● **Short problem**: Using the data below, return word for word every line from the one holding "Write the matplotlib code for this chart." down to the one holding "ax.yaxis.set_label_coords(-0.063, 0.465)". Leave pictures out.
——————
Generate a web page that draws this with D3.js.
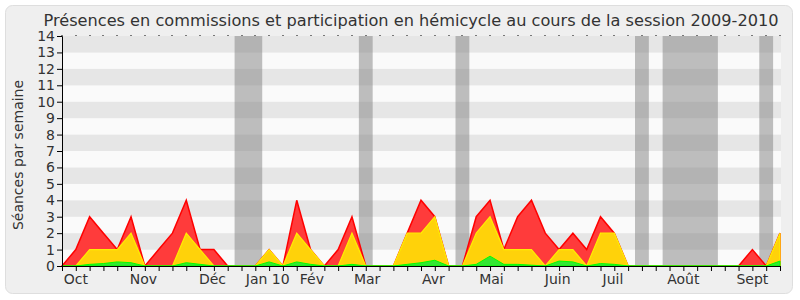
<!DOCTYPE html>
<html>
<head>
<meta charset="utf-8">
<script src="https://cdn.jsdelivr.net/npm/d3@7"></script>
<style>
body{margin:0;background:#fff}
text{font-family:"DejaVu Sans",sans-serif}
</style>
</head>
<body>
<svg id="chart" width="800" height="300"></svg>
<script>
// weekly values, session 2009-2010 (53 weeks)
var presences     = [0,1,3,2,1,3,0,1,2,4,1,1,0,0,0,1,0,4,1,0,1,3,0,0,0,2,4,3,0,0,3,4,1,3,4,2,1,2,1,3,2,0,0,0,0,0,0,0,0,0,1,0,2]
var participations= [0,0,1,1,1,2,0,0,0,2,1,0,0,0,0,1,0,2,1,0,0,2,0,0,0,2,2,3,0,0,2,3,1,1,1,0,1,1,0,2,2,0,0,0,0,0,0,0,0,0,0,0,2]
var interventions = [0,0,0.1,0.15,0.25,0.2,0,0,0,0.2,0.1,0,0,0,0,0.25,0,0.25,0.1,0,0,0.1,0,0,0,0.1,0.2,0.35,0,0,0.1,0.6,0.1,0.1,0.05,0,0.3,0.25,0,0.15,0.1,0,0,0,0,0,0,0,0,0,0,0,0.3]
var vacances = [[12.5,14.5],[21.5,22.5],[28.5,29.5],[41.5,42.5],[43.5,47.5],[50.5,51.5]]
var mois = ["Oct","Nov","Déc","Jan 10","Fév","Mar","Avr","Mai","Juin","Juil","Août","Sept"]
var moisPos = [1,5.9,10.9,14.9,18.1,22.1,26.9,31.1,35.9,39.9,45,50]
var yTicks = d3.range(0,15)

var svg = d3.select("#chart")
var x = d3.scaleLinear().domain([0,presences.length-1]).range([62,780])
var y = d3.scaleLinear().domain([0,14]).range([266,36])

svg.append("rect").attr("x",5.5).attr("y",5.5).attr("width",787).attr("height",288).attr("rx",7)
    .attr("fill","#efefef").attr("stroke","#dedede")

// row stripes
svg.selectAll(".stripe").data(d3.range(0,14)).join("rect").attr("class","stripe")
    .attr("x",x(0)).attr("width",x(52)-x(0)+1)
    .attr("y",d=>y(d+1)).attr("height",d=>y(d)-y(d+1))
    .attr("fill",d=>d%2?"#e6e6e6":"#fafafa")

// holiday bands
svg.selectAll(".vac").data(vacances).join("rect").attr("class","vac")
    .attr("x",d=>x(d[0])).attr("width",d=>x(d[1])-x(d[0]))
    .attr("y",y(14)).attr("height",y(0)-y(14))
    .attr("fill","#808080").attr("fill-opacity",0.5)

var idx = d3.range(presences.length)
function area(vals){ return d3.area().x(i=>x(i)).y0(y(0)).y1(i=>y(vals[i]))(idx) }
svg.append("path").attr("d",area(presences)).attr("fill","#ff3b3b").attr("stroke","#ff0000").attr("stroke-width",1.5)
svg.append("path").attr("d",area(participations)).attr("fill","#ffd20a").attr("stroke","#ffee00").attr("stroke-width",1.2)
svg.append("path").attr("d",area(interventions)).attr("fill","#33e633").attr("stroke","#00ff00").attr("stroke-width",1)

// top dots
svg.selectAll(".dot").data(idx).join("rect").attr("class","dot")
    .attr("x",i=>Math.round(x(i))-0.5).attr("y",y(14)-1).attr("width",1).attr("height",1).attr("fill","#000")

// axes
var yAxis = svg.append("g").attr("transform","translate("+x(0)+",0)")
    .call(d3.axisLeft(y).tickValues(yTicks).tickSize(5).tickPadding(2).tickFormat(d3.format("d")))
yAxis.selectAll("text").attr("font-size",14).attr("fill","#333").style("font-family","DejaVu Sans, sans-serif")
yAxis.selectAll("line,path").attr("stroke","#000")

var xAxis = svg.append("g").attr("transform","translate(0,"+y(0)+")")
    .call(d3.axisBottom(x).tickValues(idx).tickSize(5).tickFormat(""))
xAxis.selectAll("line,path").attr("stroke","#000")

svg.selectAll(".mois").data(mois).join("text").attr("class","mois")
    .attr("x",(d,i)=>x(moisPos[i])).attr("y",284).attr("text-anchor","middle")
    .attr("font-size",14).attr("fill","#333").text(d=>d)

svg.append("text").attr("transform","translate(23,155) rotate(-90)").attr("text-anchor","middle")
    .attr("font-size",14).attr("fill","#333").text("Séances par semaine")

var title = svg.append("text").attr("x",411).attr("y",26).attr("text-anchor","middle")
    .attr("font-size",16).attr("fill","#333")
    .text("Présences en commissions et participation en hémicycle au cours de la session 2009-2010")
title.attr("textLength",735).attr("lengthAdjust","spacingAndGlyphs")
</script>
</body>
</html>
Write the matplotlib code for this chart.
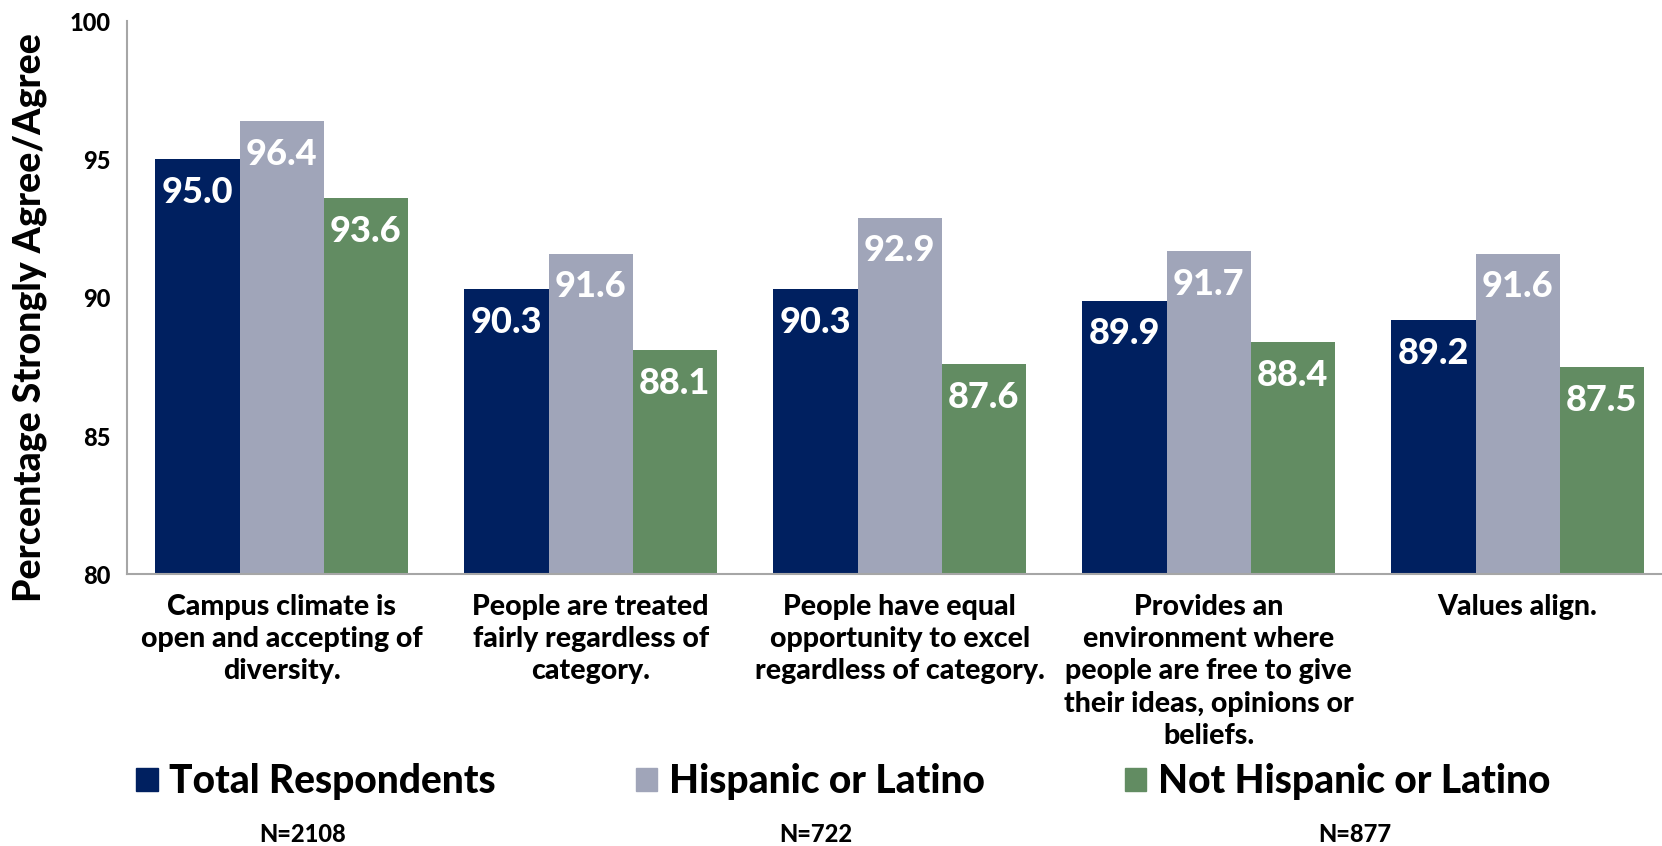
import matplotlib.pyplot as plt
import numpy as np
from matplotlib.patches import Patch

plt.rcParams['font.family'] = ['Lato', 'DejaVu Sans']
plt.rcParams['font.weight'] = 'black'

# survey items and group results
categories = ['Campus climate is\nopen and accepting of\ndiversity.',
              'People are treated\nfairly regardless of\ncategory.',
              'People have equal\nopportunity to excel\nregardless of category.',
              'Provides an\nenvironment where\npeople are free to give\ntheir ideas, opinions or\nbeliefs.',
              'Values align.']
series_names = ['Total Respondents', 'Hispanic or Latino', 'Not Hispanic or Latino']
total = [95.0, 90.3, 90.3, 89.9, 89.2]
hispanic = [96.4, 91.6, 92.9, 91.7, 91.6]
not_hispanic = [93.6, 88.1, 87.6, 88.4, 87.5]
n_labels = ['N=2108', 'N=722', 'N=877']
colors = ['#002060', '#A0A5B9', '#628C62']

fig = plt.figure(figsize=(16.62, 8.46), dpi=100)
ax = fig.add_axes([0.0765, 0.321, 0.9296, 0.654])

x = np.arange(len(categories))
w = 0.2727
for i, vals in enumerate([total, hispanic, not_hispanic]):
    bars = ax.bar(x + (i - 1) * w, vals, w, color=colors[i], label=series_names[i])
    for b, v in zip(bars, vals):
        ax.annotate(f'{v:.1f}', (b.get_x() + b.get_width() / 2, v),
                    xytext=(0, -24), textcoords='offset points',
                    ha='center', va='center', color='white',
                    fontsize=26, fontweight='black')

ax.set_xlim(-0.5, 4.5)
ax.set_ylim(80, 100)
ax.set_yticks([80, 85, 90, 95, 100])
ax.tick_params(axis='y', length=0, labelsize=17, pad=12)
ax.tick_params(axis='x', length=0, labelsize=20.5, pad=14)
ax.set_xticks(x)
ax.set_xticklabels(categories, linespacing=1.3)
for s in ['top', 'right']:
    ax.spines[s].set_visible(False)
for s in ['left', 'bottom']:
    ax.spines[s].set_color('#A6A6A6')
    ax.spines[s].set_linewidth(1.5)
ax.set_ylabel('Percentage Strongly Agree/Agree', fontsize=27, fontweight='black',
              ha='center', va='center')
ax.yaxis.set_label_coords(-0.063, 0.465)

handles = [Patch(color=c) for c in colors]
fig.legend(handles, series_names, ncol=3, loc='center left',
           bbox_to_anchor=(0.061, 0.076), frameon=False, fontsize=28,
           handlelength=0.55, handleheight=0.55, handletextpad=0.3,
           columnspacing=3.6)

for xpos, t in zip([0.182, 0.491, 0.815], n_labels):
    fig.text(xpos, 0.014, t, ha='center', va='center', fontsize=17, fontweight='black')

fig.savefig('out.png', dpi=100)
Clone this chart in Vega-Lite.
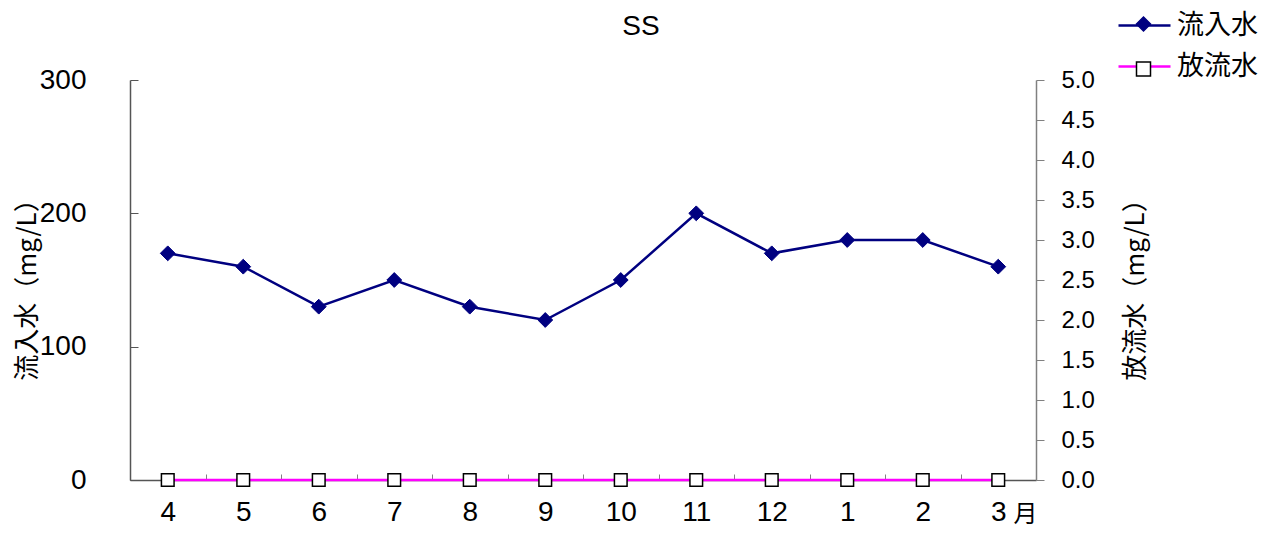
——————
● **Answer in full**:
Write the matplotlib code for this chart.
import matplotlib.pyplot as plt
import numpy as np
from matplotlib.patches import Patch

plt.rcParams['font.family'] = ['Lato', 'DejaVu Sans']
plt.rcParams['font.weight'] = 'black'

# survey items and group results
categories = ['Campus climate is\nopen and accepting of\ndiversity.',
              'People are treated\nfairly regardless of\ncategory.',
              'People have equal\nopportunity to excel\nregardless of category.',
              'Provides an\nenvironment where\npeople are free to give\ntheir ideas, opinions or\nbeliefs.',
              'Values align.']
series_names = ['Total Respondents', 'Hispanic or Latino', 'Not Hispanic or Latino']
total = [95.0, 90.3, 90.3, 89.9, 89.2]
hispanic = [96.4, 91.6, 92.9, 91.7, 91.6]
not_hispanic = [93.6, 88.1, 87.6, 88.4, 87.5]
n_labels = ['N=2108', 'N=722', 'N=877']
colors = ['#002060', '#A0A5B9', '#628C62']

fig = plt.figure(figsize=(16.62, 8.46), dpi=100)
ax = fig.add_axes([0.0765, 0.321, 0.9296, 0.654])

x = np.arange(len(categories))
w = 0.2727
for i, vals in enumerate([total, hispanic, not_hispanic]):
    bars = ax.bar(x + (i - 1) * w, vals, w, color=colors[i], label=series_names[i])
    for b, v in zip(bars, vals):
        ax.annotate(f'{v:.1f}', (b.get_x() + b.get_width() / 2, v),
                    xytext=(0, -24), textcoords='offset points',
                    ha='center', va='center', color='white',
                    fontsize=26, fontweight='black')

ax.set_xlim(-0.5, 4.5)
ax.set_ylim(80, 100)
ax.set_yticks([80, 85, 90, 95, 100])
ax.tick_params(axis='y', length=0, labelsize=17, pad=12)
ax.tick_params(axis='x', length=0, labelsize=20.5, pad=14)
ax.set_xticks(x)
ax.set_xticklabels(categories, linespacing=1.3)
for s in ['top', 'right']:
    ax.spines[s].set_visible(False)
for s in ['left', 'bottom']:
    ax.spines[s].set_color('#A6A6A6')
    ax.spines[s].set_linewidth(1.5)
ax.set_ylabel('Percentage Strongly Agree/Agree', fontsize=27, fontweight='black',
              ha='center', va='center')
ax.yaxis.set_label_coords(-0.063, 0.465)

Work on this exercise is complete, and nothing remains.